AIM OF THE TASK |
Repeat the material exactly from its first line to the line that includes "var height = 709;". Skip pictures.

PROVIDED MATERIAL |
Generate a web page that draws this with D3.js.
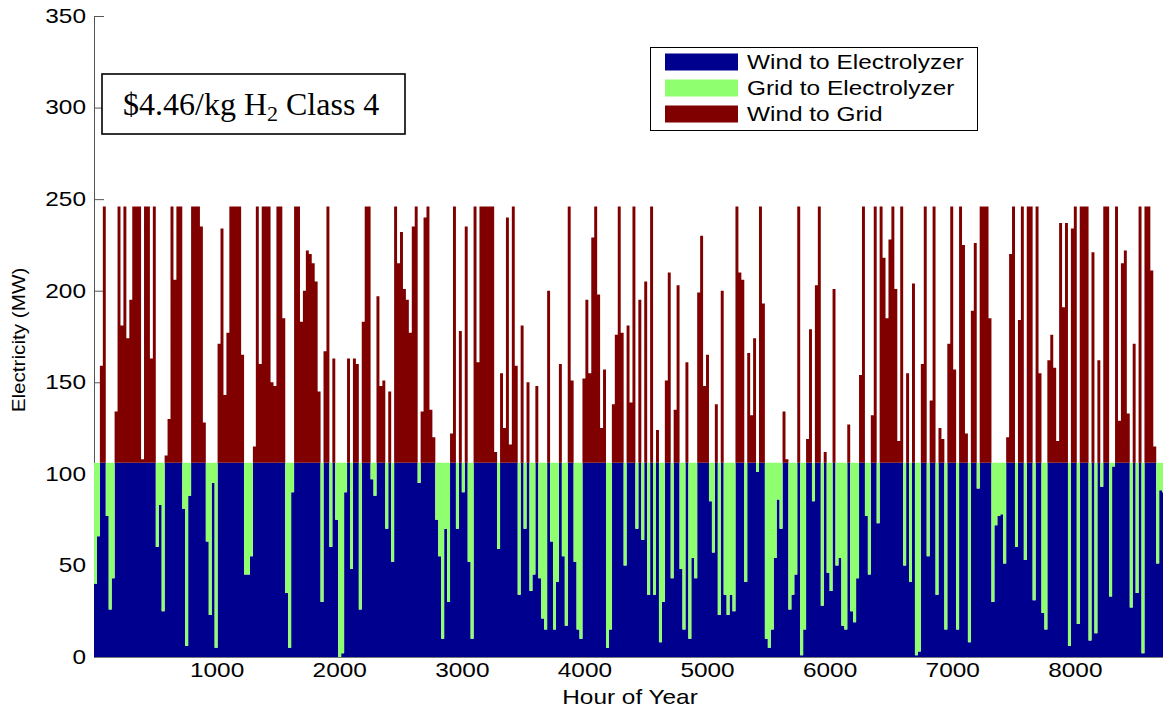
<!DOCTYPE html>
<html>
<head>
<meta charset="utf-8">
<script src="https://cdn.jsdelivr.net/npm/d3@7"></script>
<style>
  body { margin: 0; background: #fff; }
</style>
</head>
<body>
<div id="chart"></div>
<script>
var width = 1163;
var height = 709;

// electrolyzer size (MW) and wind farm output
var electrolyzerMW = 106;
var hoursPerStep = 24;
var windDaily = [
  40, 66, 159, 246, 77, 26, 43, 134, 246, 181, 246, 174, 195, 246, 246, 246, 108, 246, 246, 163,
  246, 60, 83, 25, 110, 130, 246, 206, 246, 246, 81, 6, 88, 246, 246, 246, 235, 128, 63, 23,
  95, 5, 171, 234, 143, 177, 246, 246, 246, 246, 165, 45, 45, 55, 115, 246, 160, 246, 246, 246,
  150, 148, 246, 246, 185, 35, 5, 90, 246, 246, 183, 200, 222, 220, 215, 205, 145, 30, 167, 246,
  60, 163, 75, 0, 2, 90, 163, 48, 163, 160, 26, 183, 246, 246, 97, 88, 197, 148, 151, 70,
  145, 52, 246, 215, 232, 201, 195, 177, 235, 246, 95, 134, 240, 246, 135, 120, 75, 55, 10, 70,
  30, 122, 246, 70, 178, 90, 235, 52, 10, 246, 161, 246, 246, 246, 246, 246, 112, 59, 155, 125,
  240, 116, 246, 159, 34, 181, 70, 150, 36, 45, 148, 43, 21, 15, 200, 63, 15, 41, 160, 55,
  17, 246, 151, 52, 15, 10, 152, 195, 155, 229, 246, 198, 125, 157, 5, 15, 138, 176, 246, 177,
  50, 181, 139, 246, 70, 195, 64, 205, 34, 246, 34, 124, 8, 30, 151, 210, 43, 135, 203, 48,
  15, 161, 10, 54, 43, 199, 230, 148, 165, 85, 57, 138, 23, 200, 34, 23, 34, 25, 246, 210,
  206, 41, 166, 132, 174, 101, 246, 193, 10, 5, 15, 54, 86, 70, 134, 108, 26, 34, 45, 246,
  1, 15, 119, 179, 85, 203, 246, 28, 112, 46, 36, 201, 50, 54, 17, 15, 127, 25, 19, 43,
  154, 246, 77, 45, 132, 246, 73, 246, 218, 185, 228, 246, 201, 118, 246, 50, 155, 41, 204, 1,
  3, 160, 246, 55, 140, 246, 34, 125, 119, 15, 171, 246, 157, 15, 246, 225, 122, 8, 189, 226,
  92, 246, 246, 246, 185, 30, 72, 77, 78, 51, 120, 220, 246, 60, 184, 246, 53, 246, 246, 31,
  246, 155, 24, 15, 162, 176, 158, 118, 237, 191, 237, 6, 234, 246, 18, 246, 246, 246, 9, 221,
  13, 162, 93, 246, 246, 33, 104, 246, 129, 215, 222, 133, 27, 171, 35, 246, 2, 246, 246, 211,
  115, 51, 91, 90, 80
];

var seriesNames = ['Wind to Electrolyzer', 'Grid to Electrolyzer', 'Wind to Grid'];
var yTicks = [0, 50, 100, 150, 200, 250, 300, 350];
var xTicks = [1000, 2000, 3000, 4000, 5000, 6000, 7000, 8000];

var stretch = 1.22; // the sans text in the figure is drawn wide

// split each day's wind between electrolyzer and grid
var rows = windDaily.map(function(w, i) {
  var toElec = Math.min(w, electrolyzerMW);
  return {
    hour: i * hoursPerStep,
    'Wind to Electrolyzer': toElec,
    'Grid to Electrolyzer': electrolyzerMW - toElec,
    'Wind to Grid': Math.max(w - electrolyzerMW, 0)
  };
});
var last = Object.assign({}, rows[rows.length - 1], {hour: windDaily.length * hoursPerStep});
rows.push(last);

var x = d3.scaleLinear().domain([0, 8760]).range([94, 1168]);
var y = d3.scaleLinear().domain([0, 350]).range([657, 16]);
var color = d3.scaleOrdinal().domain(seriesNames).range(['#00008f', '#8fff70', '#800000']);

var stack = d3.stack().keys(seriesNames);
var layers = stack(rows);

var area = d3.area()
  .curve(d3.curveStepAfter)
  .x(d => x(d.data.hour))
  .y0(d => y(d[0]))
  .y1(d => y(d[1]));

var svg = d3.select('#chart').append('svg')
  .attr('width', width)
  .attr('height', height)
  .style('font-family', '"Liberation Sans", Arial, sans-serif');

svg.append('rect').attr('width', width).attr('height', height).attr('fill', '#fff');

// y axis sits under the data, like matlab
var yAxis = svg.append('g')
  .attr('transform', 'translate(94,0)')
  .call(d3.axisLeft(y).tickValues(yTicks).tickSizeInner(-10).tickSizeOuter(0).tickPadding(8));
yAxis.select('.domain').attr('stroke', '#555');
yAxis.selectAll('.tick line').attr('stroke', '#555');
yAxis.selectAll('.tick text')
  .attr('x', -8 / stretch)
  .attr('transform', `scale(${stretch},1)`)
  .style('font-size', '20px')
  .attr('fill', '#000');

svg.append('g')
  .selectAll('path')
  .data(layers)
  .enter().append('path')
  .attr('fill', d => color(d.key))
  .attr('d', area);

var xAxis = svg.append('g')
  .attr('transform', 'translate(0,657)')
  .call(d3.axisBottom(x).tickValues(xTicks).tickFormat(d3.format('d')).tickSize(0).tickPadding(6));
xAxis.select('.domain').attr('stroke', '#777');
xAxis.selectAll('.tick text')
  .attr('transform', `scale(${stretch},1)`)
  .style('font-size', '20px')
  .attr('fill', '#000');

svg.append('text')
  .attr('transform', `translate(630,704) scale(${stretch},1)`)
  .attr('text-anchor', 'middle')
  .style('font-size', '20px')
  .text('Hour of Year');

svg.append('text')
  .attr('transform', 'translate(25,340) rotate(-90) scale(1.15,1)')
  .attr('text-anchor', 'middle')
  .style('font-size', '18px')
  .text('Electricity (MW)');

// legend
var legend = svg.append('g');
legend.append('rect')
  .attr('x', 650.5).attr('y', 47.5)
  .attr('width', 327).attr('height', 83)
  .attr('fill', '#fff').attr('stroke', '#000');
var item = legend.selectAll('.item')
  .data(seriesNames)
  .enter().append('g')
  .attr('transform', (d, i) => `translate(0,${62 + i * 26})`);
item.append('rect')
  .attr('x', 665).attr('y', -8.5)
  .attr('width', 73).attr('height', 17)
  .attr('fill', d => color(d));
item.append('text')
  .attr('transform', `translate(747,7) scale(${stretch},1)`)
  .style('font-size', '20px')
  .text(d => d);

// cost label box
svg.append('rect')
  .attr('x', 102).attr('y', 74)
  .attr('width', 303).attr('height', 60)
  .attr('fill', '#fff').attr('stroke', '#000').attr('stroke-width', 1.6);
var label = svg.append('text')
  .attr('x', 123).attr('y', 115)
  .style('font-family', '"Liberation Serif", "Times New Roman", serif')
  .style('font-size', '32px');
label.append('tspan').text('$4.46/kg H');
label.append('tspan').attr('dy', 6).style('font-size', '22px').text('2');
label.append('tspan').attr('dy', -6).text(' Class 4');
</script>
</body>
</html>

THE SOLUTION |
Generate a web page that draws this with D3.js.
<!DOCTYPE html>
<html>
<head>
<meta charset="utf-8">
<script src="https://cdn.jsdelivr.net/npm/d3@7"></script>
<style>
  body { margin: 0; background: #fff; }
</style>
</head>
<body>
<div id="chart"></div>
<script>
var width = 1163;
var height = 709;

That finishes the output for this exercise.